╭──

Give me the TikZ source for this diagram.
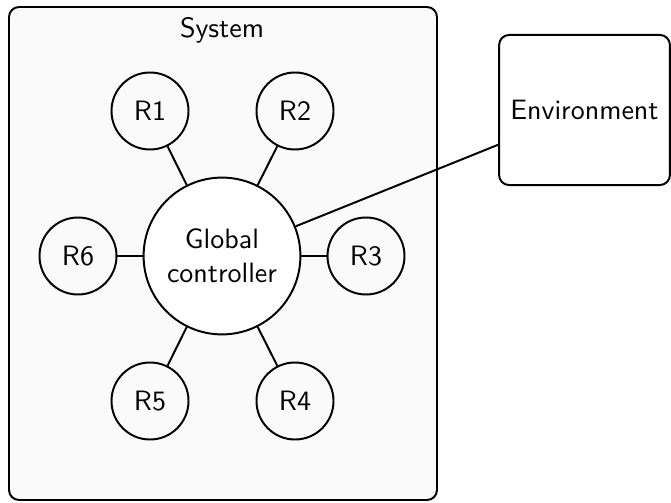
\documentclass[tikz,border=0pt]{standalone}
\usepackage{tikz}
\begin{document}
\begin{tikzpicture}[x=0.3571pt,y=-0.3571pt,
  font=\sffamily,
  line width=0.7pt,
  robot/.style={circle,draw,minimum size=27.5pt,inner sep=0pt},
  ctrl/.style={circle,draw,fill=white,minimum size=56pt,inner sep=0pt,align=center},
  envbox/.style={rectangle,draw,rounded corners=3.6pt,fill=white,minimum width=61pt,minimum height=53.6pt,inner sep=0pt},
  sysbox/.style={draw,rounded corners=3.6pt,fill=black!2},
  link/.style={draw}]
  \useasboundingbox (0,0) rectangle (671,503);
  % system container
  \draw[sysbox] (9,7) rectangle (437,500);
  \node (sys) at (222,30) {System};
  % controller and robots
  \node[ctrl] (gc) at (222,256) {Global\\controller};
  \node[robot] (r1) at (150,111) {R1};
  \node[robot] (r2) at (295,111) {R2};
  \node[robot] (r3) at (366,256) {R3};
  \node[robot] (r4) at (295,401) {R4};
  \node[robot] (r5) at (150,401) {R5};
  \node[robot] (r6) at (78,256) {R6};
  % environment
  \node[envbox] (env) at (584.5,110) {Environment};
  % connections
  \foreach \r in {r1,r2,r3,r4,r5,r6} \draw[link] (gc) -- (\r);
  \draw[link] (gc) -- (env);
\end{tikzpicture}
\end{document}
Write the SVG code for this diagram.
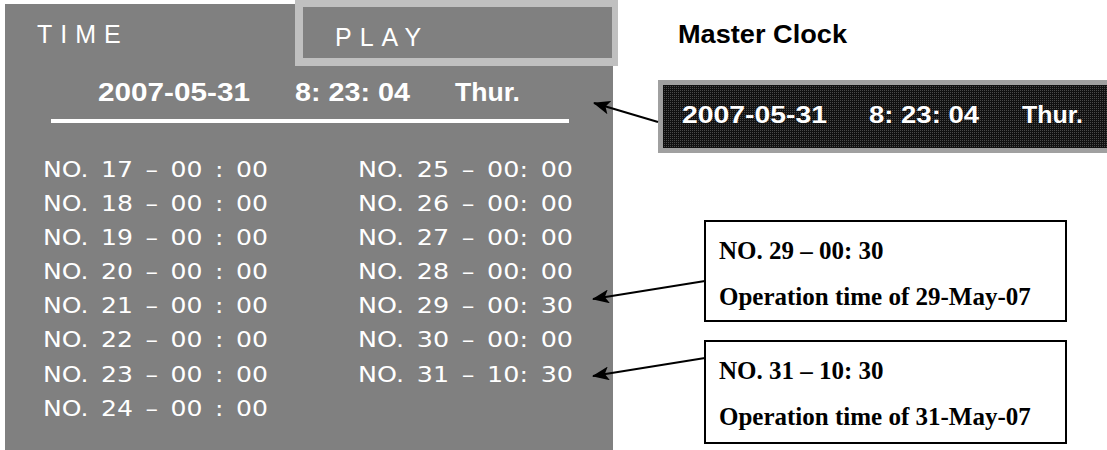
<svg xmlns="http://www.w3.org/2000/svg" width="1107" height="450" viewBox="0 0 1107 450">
<defs>
<style>
.lbl{font-family:"Liberation Sans",Arial,sans-serif;fill:#fff}
.hdr{font-size:25px;letter-spacing:8px}
.date{font-family:"Liberation Sans",Arial,sans-serif;font-weight:bold;font-size:26px;fill:#fff}
.row{font-family:"DejaVu Sans","Liberation Sans",sans-serif;font-size:22px;word-spacing:4px;fill:#fff}
.mc{font-family:"Liberation Sans",Arial,sans-serif;font-weight:bold;font-size:26px;fill:#000}
.clk{font-family:"Liberation Sans",Arial,sans-serif;font-weight:bold;font-size:24px;fill:#fff}
.call{fill:#fff;stroke:#000;stroke-width:2}
.ct{font-family:"Liberation Serif","Times New Roman",serif;font-weight:bold;font-size:25px;fill:#000}
.conn{stroke:#000;stroke-width:2;fill:none;marker-end:url(#ah)}
</style>
<marker id="ah" markerWidth="18" markerHeight="14" refX="16" refY="7" orient="auto" markerUnits="userSpaceOnUse">
<path d="M0,0 L17,7 L0,14 L4,7 Z" fill="#000"/>
</marker>
<pattern id="dots" width="2" height="2" patternUnits="userSpaceOnUse">
<rect width="2" height="2" fill="#111"/>
<rect width="1" height="1" fill="#4a4a4a"/>
</pattern>
</defs>
<rect width="1107" height="450" fill="#fff"/>

<g id="panel">
<rect x="5" y="4" width="608" height="446" fill="#808080"/>
<text class="lbl hdr" x="37" y="43">TIME</text>
</g>

<g id="play">
<rect x="295" y="0" width="323" height="66" fill="#c0c0c0"/>
<rect x="303" y="7" width="309" height="51" fill="#808080"/>
<text class="lbl hdr" x="335" y="46">PLAY</text>
</g>

<g id="panel-date">
<text class="date" x="98" y="101" textLength="152" lengthAdjust="spacingAndGlyphs">2007-05-31</text>
<text class="date" x="295" y="101" textLength="115" lengthAdjust="spacingAndGlyphs">8: 23: 04</text>
<text class="date" x="455" y="101" textLength="65" lengthAdjust="spacingAndGlyphs">Thur.</text>
<rect x="51" y="119" width="518" height="4" fill="#fff"/>
</g>

<g id="list-left">
<text class="row" x="43" y="177" textLength="225" lengthAdjust="spacingAndGlyphs">NO. 17 – 00 : 00</text>
<text class="row" x="43" y="211" textLength="225" lengthAdjust="spacingAndGlyphs">NO. 18 – 00 : 00</text>
<text class="row" x="43" y="245" textLength="225" lengthAdjust="spacingAndGlyphs">NO. 19 – 00 : 00</text>
<text class="row" x="43" y="279" textLength="225" lengthAdjust="spacingAndGlyphs">NO. 20 – 00 : 00</text>
<text class="row" x="43" y="313" textLength="225" lengthAdjust="spacingAndGlyphs">NO. 21 – 00 : 00</text>
<text class="row" x="43" y="347" textLength="225" lengthAdjust="spacingAndGlyphs">NO. 22 – 00 : 00</text>
<text class="row" x="43" y="382" textLength="225" lengthAdjust="spacingAndGlyphs">NO. 23 – 00 : 00</text>
<text class="row" x="43" y="416" textLength="225" lengthAdjust="spacingAndGlyphs">NO. 24 – 00 : 00</text>
</g>

<g id="list-right">
<text class="row" x="358" y="177" textLength="215" lengthAdjust="spacingAndGlyphs">NO. 25 – 00: 00</text>
<text class="row" x="358" y="211" textLength="215" lengthAdjust="spacingAndGlyphs">NO. 26 – 00: 00</text>
<text class="row" x="358" y="245" textLength="215" lengthAdjust="spacingAndGlyphs">NO. 27 – 00: 00</text>
<text class="row" x="358" y="279" textLength="215" lengthAdjust="spacingAndGlyphs">NO. 28 – 00: 00</text>
<text class="row" x="358" y="313" textLength="215" lengthAdjust="spacingAndGlyphs">NO. 29 – 00: 30</text>
<text class="row" x="358" y="347" textLength="215" lengthAdjust="spacingAndGlyphs">NO. 30 – 00: 00</text>
<text class="row" x="358" y="382" textLength="215" lengthAdjust="spacingAndGlyphs">NO. 31 – 10: 30</text>
</g>

<g id="master-clock">
<text class="mc" x="678" y="43" textLength="169" lengthAdjust="spacingAndGlyphs">Master Clock</text>
<rect x="658" y="80" width="460" height="73" fill="#a0a0a0"/>
<rect x="663" y="85" width="450" height="63" fill="url(#dots)"/>
<text class="clk" x="682" y="123" textLength="145" lengthAdjust="spacingAndGlyphs">2007-05-31</text>
<text class="clk" x="869" y="123" textLength="110" lengthAdjust="spacingAndGlyphs">8: 23: 04</text>
<text class="clk" x="1022" y="123" textLength="61" lengthAdjust="spacingAndGlyphs">Thur.</text>
</g>

<g id="callout-29">
<rect class="call" x="705" y="221" width="361" height="100"/>
<text class="ct" x="719" y="259">NO. 29 – 00: 30</text>
<text class="ct" x="719" y="305">Operation time of 29-May-07</text>
</g>

<g id="callout-31">
<rect class="call" x="705" y="341" width="361" height="102"/>
<text class="ct" x="719" y="379">NO. 31 – 10: 30</text>
<text class="ct" x="719" y="425">Operation time of 31-May-07</text>
</g>

<g id="connectors">
<line class="conn" x1="658" y1="122" x2="594" y2="103"/>
<line class="conn" x1="705" y1="281" x2="593" y2="299"/>
<line class="conn" x1="705" y1="358" x2="593" y2="376"/>
</g>
</svg>
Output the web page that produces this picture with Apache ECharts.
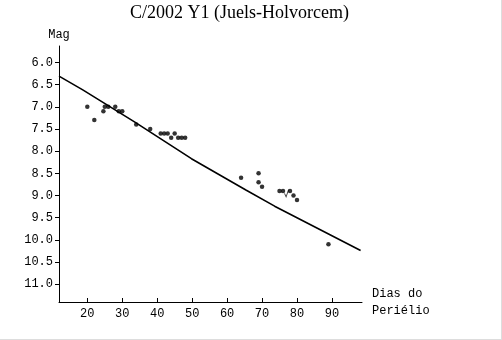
<!DOCTYPE html>
<html>
<head>
<meta charset="utf-8">
<script src="https://cdn.jsdelivr.net/npm/echarts@6/dist/echarts.min.js"></script>
<style>
  html, body { margin: 0; padding: 0; background: #fff; }
  #chart { width: 502px; height: 340px; }
</style>
</head>
<body>
<div id="chart"></div>
<script>
// Observations: days from perihelion and visual magnitude
const days = [20, 22, 24.6, 25, 26, 28, 29, 30, 34, 38, 41, 42, 43, 44, 45, 46, 47, 48, 64, 69, 69, 70, 75, 76, 78, 79, 80, 89];
const mags = [7.0, 7.3, 7.1, 7.0, 7.0, 7.0, 7.1, 7.1, 7.4, 7.5, 7.6, 7.6, 7.6, 7.7, 7.6, 7.7, 7.7, 7.7, 8.6, 8.5, 8.7, 8.8, 8.9, 8.9, 8.9, 9.0, 9.1, 10.1];

// Observation flagged with a check mark
const flagDays = [77];
const flagMags = [8.95];

// Fitted light curve
const curveDays = [11.9, 18.7, 33.5, 49.8, 65.5, 73.6, 98.2];
const curveMags = [6.31, 6.62, 7.34, 8.17, 8.88, 9.24, 10.24];

// Tick positions
const xTicks = [20, 30, 40, 50, 60, 70, 80, 90];
const yTicks = [6.0, 6.5, 7.0, 7.5, 8.0, 8.5, 9.0, 9.5, 10.0, 10.5, 11.0];

const zip = (a, b) => a.map((v, i) => [v, b[i]]);
const mono = '"Liberation Mono", "DejaVu Sans Mono", monospace';

const chart = echarts.init(document.getElementById('chart'), null, { renderer: 'canvas' });
chart.setOption({
  backgroundColor: '#ffffff',
  animation: false,
  title: {
    text: 'C/2002 Y1 (Juels-Holvorcem)',
    left: 130,
    top: 4,
    padding: 0,
    textStyle: {
      fontFamily: '"Liberation Serif", "Times New Roman", serif',
      fontSize: 18,
      fontWeight: 'normal',
      color: '#000'
    }
  },
  grid: { left: 59, top: 46, right: 140, bottom: 38, containLabel: false },
  xAxis: {
    type: 'value',
    min: 11.9,
    max: 98.6,
    name: 'Dias do\nPeriélio',
    nameLocation: 'end',
    nameGap: 10,
    nameTextStyle: {
      fontFamily: mono, fontSize: 12, color: '#000',
      align: 'left', verticalAlign: 'middle', lineHeight: 17
    },
    axisLine: { show: true, lineStyle: { color: '#000', width: 1 } },
    axisTick: { show: true, inside: true, length: 4, customValues: xTicks, lineStyle: { color: '#000' } },
    axisLabel: {
      customValues: xTicks,
      margin: 6,
      fontFamily: mono, fontSize: 12, color: '#000'
    },
    splitLine: { show: false }
  },
  yAxis: {
    type: 'value',
    inverse: true,
    min: 5.63,
    max: 11.4,
    name: 'Mag',
    nameLocation: 'start',
    nameGap: 5,
    nameTextStyle: {
      fontFamily: mono, fontSize: 12, color: '#000',
      align: 'center', verticalAlign: 'bottom'
    },
    axisLine: { show: true, lineStyle: { color: '#000', width: 1 } },
    axisTick: { show: true, inside: false, length: 4, customValues: yTicks, lineStyle: { color: '#000' } },
    axisLabel: {
      customValues: yTicks,
      margin: 6,
      formatter: v => v.toFixed(1),
      fontFamily: mono, fontSize: 12, color: '#000'
    },
    splitLine: { show: false }
  },
  series: [
    {
      type: 'line',
      data: zip(curveDays, curveMags),
      showSymbol: false,
      symbol: 'none',
      lineStyle: { color: '#000', width: 1.6 },
      z: 2
    },
    {
      type: 'scatter',
      data: zip(days, mags),
      symbol: 'circle',
      symbolSize: 4.5,
      itemStyle: { color: '#000' },
      z: 3
    },
    {
      type: 'scatter',
      data: zip(flagDays, flagMags),
      symbol: 'path://M0,4 L1.6,8 L4,0',
      symbolSize: [4, 7],
      itemStyle: { color: 'rgba(0,0,0,0)', borderColor: '#000', borderWidth: 1 },
      z: 3
    }
  ],
  graphic: [
    { type: 'rect', shape: { x: 501, y: 0, width: 1, height: 340 }, style: { fill: '#dddddd' }, silent: true },
    { type: 'rect', shape: { x: 0, y: 339, width: 502, height: 1 }, style: { fill: '#dddddd' }, silent: true }
  ]
});
</script>
</body>
</html>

╰──

List all lines where "with" occurs.

# [EXERCISE ANSWER]
Output the web page that produces this picture with Apache ECharts.
// Observation flagged with a check mark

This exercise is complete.